An Underwater Road in the Boom Years

Queen Elizabeth II opened the first tube, for northbound traffic, on 3 July 1963. The southbound tube followed in March 1964. The two parallel tunnels are each 762 metres long, descending at gradients approaching six percent, with two lanes apiece carrying the A739 road between Whiteinch on the north bank and Govan on the south. The river above is 123 metres wide. Beneath each road deck runs a pedestrian and cycle tunnel, and below that the services. Portal towers at each end hold the control systems, monitored now by CCTV. In 2008 secure entry systems were installed at the pedestrian portals to reduce crime and antisocial behaviour.

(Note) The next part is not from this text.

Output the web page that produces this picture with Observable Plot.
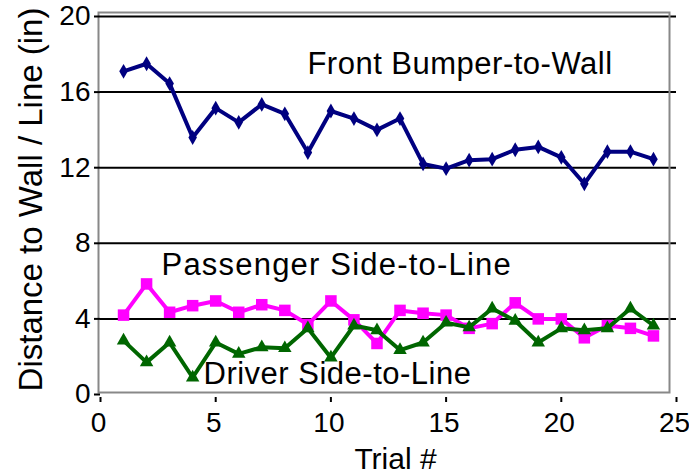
<!DOCTYPE html>
<html>
<head>
<meta charset="utf-8">
<script src="https://cdn.jsdelivr.net/npm/d3@7"></script>
<script src="https://cdn.jsdelivr.net/npm/@observablehq/plot@0.6"></script>
<style>
  body { margin: 0; background: #fff; }
</style>
</head>
<body>
<div id="chart"></div>
<script>
// ---- data ----
const trials = [1,2,3,4,5,6,7,8,9,10,11,12,13,14,15,16,17,18,19,20,21,22,23,24];
const frontBumper = [17.1,17.5,16.45,13.6,15.15,14.4,15.35,14.85,12.8,15.0,14.6,14.0,14.6,12.2,11.95,12.4,12.45,12.95,13.1,12.55,11.15,12.85,12.85,12.45];
const passengerSide = [4.2,5.85,4.35,4.7,4.95,4.35,4.75,4.45,3.7,4.95,3.95,2.7,4.45,4.3,4.2,3.5,3.75,4.85,4.0,4.0,3.0,3.65,3.5,3.1];
const driverSide = [2.85,1.7,2.75,0.9,2.75,2.15,2.5,2.45,3.5,1.95,3.65,3.4,2.35,2.75,3.8,3.55,4.55,3.9,2.75,3.5,3.4,3.5,4.55,3.65];
const seriesNames = ["Front Bumper-to-Wall", "Passenger Side-to-Line", "Driver Side-to-Line"];
const xTicks = [0,5,10,15,20,25];
const yTicks = [0,4,8,12,16,20];
const gridValues = [4,8,12,16,20];
const xTitle = "Trial #";
const yTitle = "Distance to Wall / Line (in)";

const toRows = vals => trials.map((t, i) => ({trial: t, value: vals[i]}));
const front = toRows(frontBumper);
const passenger = toRows(passengerSide);
const driver = toRows(driverSide);

const navy = "#000080", magenta = "#FF00FF", green = "#006600";
const font = "'Liberation Sans', Arial, Helvetica, sans-serif";

const chart = Plot.plot({
  width: 689,
  height: 474,
  marginLeft: 100,
  marginRight: 13,
  marginTop: 16,
  marginBottom: 80,
  style: {fontFamily: font, background: "white", color: "black", overflow: "visible"},
  x: {domain: [0, 25], axis: null, label: null},
  y: {domain: [0, 20], axis: null, label: null},
  marks: [
    Plot.ruleY(gridValues, {stroke: "black", strokeWidth: 2}),
    Plot.frame({stroke: "#888888", strokeWidth: 2, insetLeft: -2, insetRight: 7, insetTop: -4, insetBottom: 2}),
    Plot.axisY(yTicks, {tickSize: 6, tickPadding: 4, fontSize: 28, strokeWidth: 2, label: null}),
    Plot.axisX(xTicks, {tickSize: 0, tickPadding: 18, fontSize: 28, dx: -2, label: null}),
    Plot.tickX(xTicks, {x: d => d, stroke: "black", strokeWidth: 2, insetTop: 381, insetBottom: -8}),
    Plot.line(front, {x: "trial", y: "value", stroke: navy, strokeWidth: 4}),
    Plot.dot(front, {x: "trial", y: "value", symbol: "diamond", fill: navy, r: 4.5}),
    Plot.line(passenger, {x: "trial", y: "value", stroke: magenta, strokeWidth: 4}),
    Plot.dot(passenger, {x: "trial", y: "value", symbol: "square", fill: magenta, r: 6.5}),
    Plot.line(driver, {x: "trial", y: "value", stroke: green, strokeWidth: 4}),
    Plot.dot(driver, {x: "trial", y: "value", symbol: "triangle", fill: green, r: 5}),
    Plot.text([seriesNames[0]], {text: d => d, x: 8.98, y: 16.98, textAnchor: "start", lineAnchor: "bottom", fontSize: 31, fill: "black"}),
    Plot.text([seriesNames[1]], {text: d => d, x: 2.65, y: 6.3, textAnchor: "start", lineAnchor: "bottom", fontSize: 31, fill: "black"}),
    Plot.text([seriesNames[2]], {text: d => d, x: 4.47, y: 0.58, textAnchor: "start", lineAnchor: "bottom", fontSize: 31, fill: "black"}),
    Plot.text([yTitle], {text: d => d, frameAnchor: "left", textAnchor: "middle", rotate: -90, dx: -59, dy: -6, lineAnchor: "bottom", fontSize: 33, fill: "black"}),
    Plot.text([xTitle], {text: d => d, frameAnchor: "bottom", textAnchor: "middle", dx: 7, dy: 74, lineAnchor: "bottom", fontSize: 30, fill: "black"})
  ]
});

// match the slightly wider letter spacing of the series labels in the reference
const spacing = {[seriesNames[0]]: "0.5px", [seriesNames[1]]: "1.2px", [seriesNames[2]]: "0.5px"};
d3.select(chart).selectAll("text").each(function () {
  const s = spacing[this.textContent];
  if (s) this.setAttribute("letter-spacing", s);
});
document.getElementById("chart").appendChild(chart);
</script>
</body>
</html>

The estimate for daily traffic during construction was 9,000 to 13,000 vehicles. On opening day 22,000 vehicles used the tunnel. The current figure is around 65,000. The unanticipated load wore the tunnel faster than expected and contributed to the chronic congestion problems on the Kingston Bridge upstream.

Hold Your Breath

Repair work that began in March 2005 took until 2010 to complete, installing a modern fireproof layer to bring the tunnel up to European standards adopted after the Mont Blanc Tunnel fire in 1999. New air-extraction systems and new lighting went in at the same time. The total cost of these repairs was roughly the same as the original construction cost of 10 million pounds in 1963. During the works, an art project called Hold Your Breath was installed to give travelers something to look at as they passed through. The graffiti accumulated over decades in the pedestrian tunnels was removed at the same time, although it tended to return as fast as it was scrubbed. The breath-holding game survives all of this. It is, in a way, the tunnel's truest folk practice: a small private dare, undertaken by children and adults, in a piece of mid-twentieth-century engineering that was paid for partly in lives. The least we owe is to think of those two miners for a second, somewhere down there in the dark, before the lights come back on.

From the Air

The Clyde Tunnel runs beneath the River Clyde at approximately 55.8687 N, 4.33115 W, connecting Whiteinch on the north bank to Govan on the south. From the air the tunnel is invisible, but the matching portal towers at each end and the curving approach roads of the A739 mark the position cleanly. Glasgow International (EGPF) lies 3 nm to the west; Glasgow Prestwick (EGPK) 26 nm to the south-southwest. From 1,500 to 2,500 feet AGL the river curves broadly here, with Glasgow Harbour and the SEC complex a short distance upstream and the BAE Systems shipyards at Govan immediately south.